## OBJECTIVE
Report the count of lines below in which the string "this" occurs; include nothing else.

## RECORDS FOR THE TASK

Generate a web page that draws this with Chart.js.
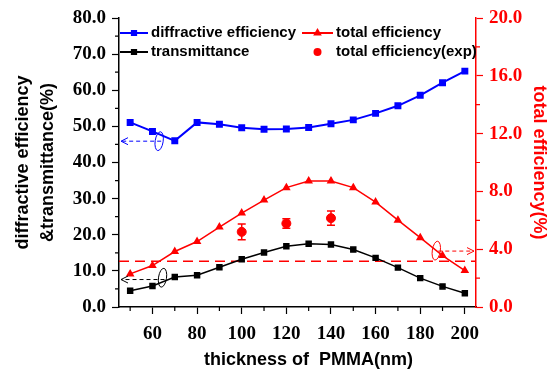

...

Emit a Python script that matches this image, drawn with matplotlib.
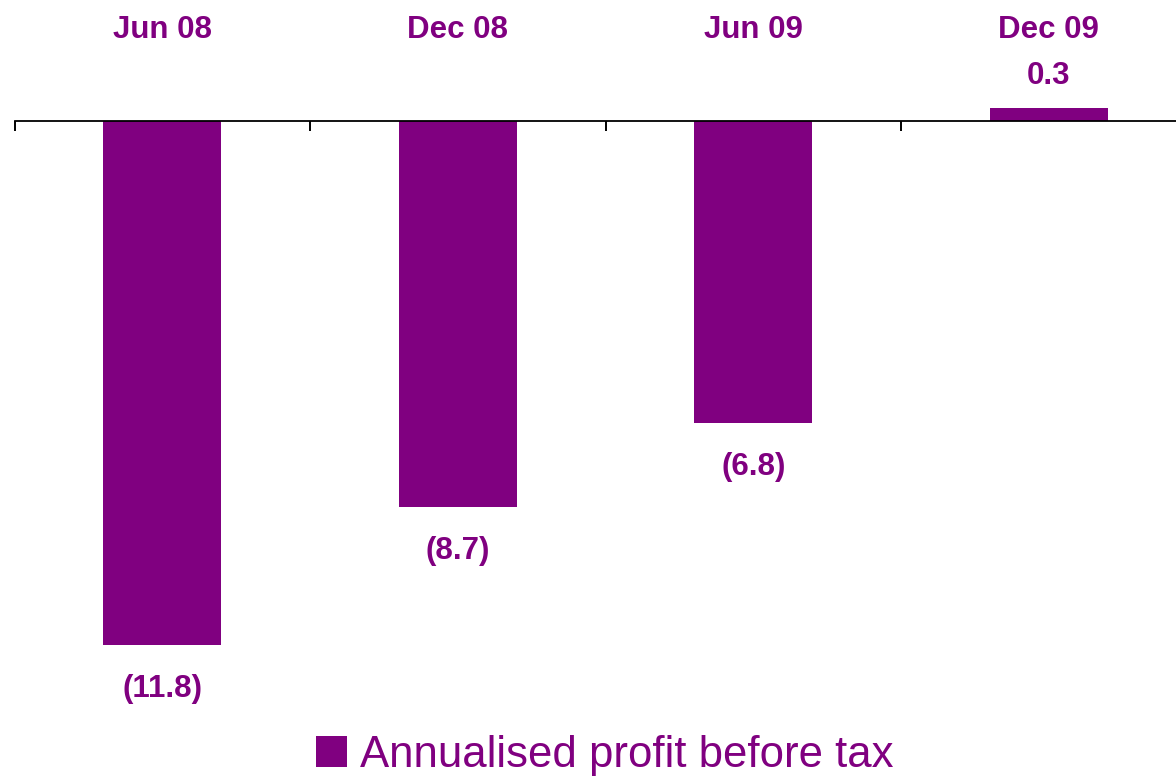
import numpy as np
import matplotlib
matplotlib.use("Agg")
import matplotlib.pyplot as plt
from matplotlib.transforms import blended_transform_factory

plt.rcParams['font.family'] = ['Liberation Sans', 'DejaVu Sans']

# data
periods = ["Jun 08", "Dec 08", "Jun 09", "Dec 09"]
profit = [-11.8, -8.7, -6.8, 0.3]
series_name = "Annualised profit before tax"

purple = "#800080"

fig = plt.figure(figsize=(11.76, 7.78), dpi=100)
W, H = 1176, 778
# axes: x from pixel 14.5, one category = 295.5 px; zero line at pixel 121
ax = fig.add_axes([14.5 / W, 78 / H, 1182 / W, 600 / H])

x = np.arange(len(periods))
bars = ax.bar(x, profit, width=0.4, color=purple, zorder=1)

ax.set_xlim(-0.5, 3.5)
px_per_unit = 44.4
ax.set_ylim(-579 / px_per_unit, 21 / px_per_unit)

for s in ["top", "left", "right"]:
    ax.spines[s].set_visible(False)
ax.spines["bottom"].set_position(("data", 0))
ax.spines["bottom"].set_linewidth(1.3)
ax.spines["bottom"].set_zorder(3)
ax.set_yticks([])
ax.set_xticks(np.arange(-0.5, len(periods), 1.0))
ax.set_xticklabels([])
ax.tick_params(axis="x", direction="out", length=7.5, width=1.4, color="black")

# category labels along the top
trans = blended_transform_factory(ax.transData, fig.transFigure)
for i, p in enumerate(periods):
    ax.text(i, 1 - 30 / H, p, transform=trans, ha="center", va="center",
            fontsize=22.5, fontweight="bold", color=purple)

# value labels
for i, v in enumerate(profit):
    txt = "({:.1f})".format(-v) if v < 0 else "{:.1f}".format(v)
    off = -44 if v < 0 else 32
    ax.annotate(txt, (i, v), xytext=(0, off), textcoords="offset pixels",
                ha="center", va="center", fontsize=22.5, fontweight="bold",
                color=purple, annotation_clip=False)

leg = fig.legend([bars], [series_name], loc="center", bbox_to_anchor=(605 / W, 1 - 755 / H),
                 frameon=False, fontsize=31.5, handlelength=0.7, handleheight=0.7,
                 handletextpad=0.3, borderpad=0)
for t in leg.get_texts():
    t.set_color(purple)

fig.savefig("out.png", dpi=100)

## OUTPUT BELOW
2